Shard key: (channel_id, bucket) where bucket is a time window. This co-locates messages from the same channel for efficient retrieval.
Problem encountered: Large servers with millions of messages in a single channel created hotspots. A single partition could become too large for a single node.
Solution: They introduced time-bucketed partitions, splitting a channel's messages across multiple partitions by time range. Recent messages (hot data) and historical messages (cold data) are accessed differently, and the bucketing aligns with these access patterns.
Migration from Cassandra to ScyllaDB: Cassandra's garbage collection pauses caused latency spikes. ScyllaDB (a C++ rewrite of Cassandra's architecture) eliminated GC pauses while maintaining the same data model and sharding strategy.

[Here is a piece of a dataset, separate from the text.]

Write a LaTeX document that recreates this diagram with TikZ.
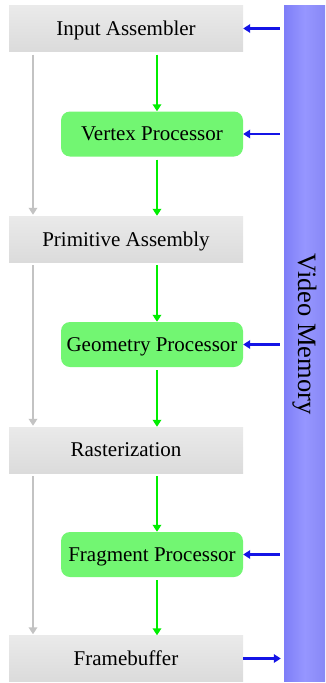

Instagram -- Sharded PostgreSQL

Instagram chose to shard PostgreSQL rather than adopt a NoSQL database, achieving scale while keeping the benefits of relational data modeling:

Shard key selection: Each logical shard ID is embedded in the primary key using a custom ID generation scheme (similar to Snowflake IDs). The ID encodes a timestamp, shard ID, and auto-incrementing sequence.
Thousands of logical shards on fewer physical servers: Logical shards are mapped to physical databases using a mapping table. Rebalancing moves logical shards between physical servers without changing the application's sharding logic.
Benefit: Schema changes, foreign keys, and joins work within a shard. Cross-shard queries are avoided by aligning the shard key with the dominant access pattern (user-centric queries shard by user ID).

Common Pitfalls

Over-sharding too early: Sharding introduces significant operational complexity -- cross-shard queries, rebalancing, and distributed joins. Many teams shard prematurely when a single well-tuned database with read replicas would suffice.
Poor shard key choice: A shard key that does not align with access patterns causes frequent cross-shard queries. A shard key with low cardinality creates hotspots.
Ignoring rebalancing: When you add or remove nodes, data must move. Without consistent hashing or a logical-to-physical mapping layer, rebalancing requires reshuffling the entire dataset.
Replication lag assumptions: Clients reading from followers may see stale data. If your application requires read-your-writes consistency, route reads to the leader or use session-sticky routing.

Key Takeaways

Single-leader replication is the right default. Use multi-leader or leaderless only when you have a clear requirement (multi-region writes, extreme availability).
Quorum tuning (W, R, N) lets you trade consistency for availability and latency on a per-operation basis.
Consistent hashing is essential for any system that needs elastic scaling. Virtual nodes are required for even distribution.
Shard only when you have evidence a single node cannot handle the load. When you do, choose the shard key based on your dominant query pattern.
Replication and sharding are orthogonal. A well-designed system shards for write scalability and replicates each shard for read scalability and durability.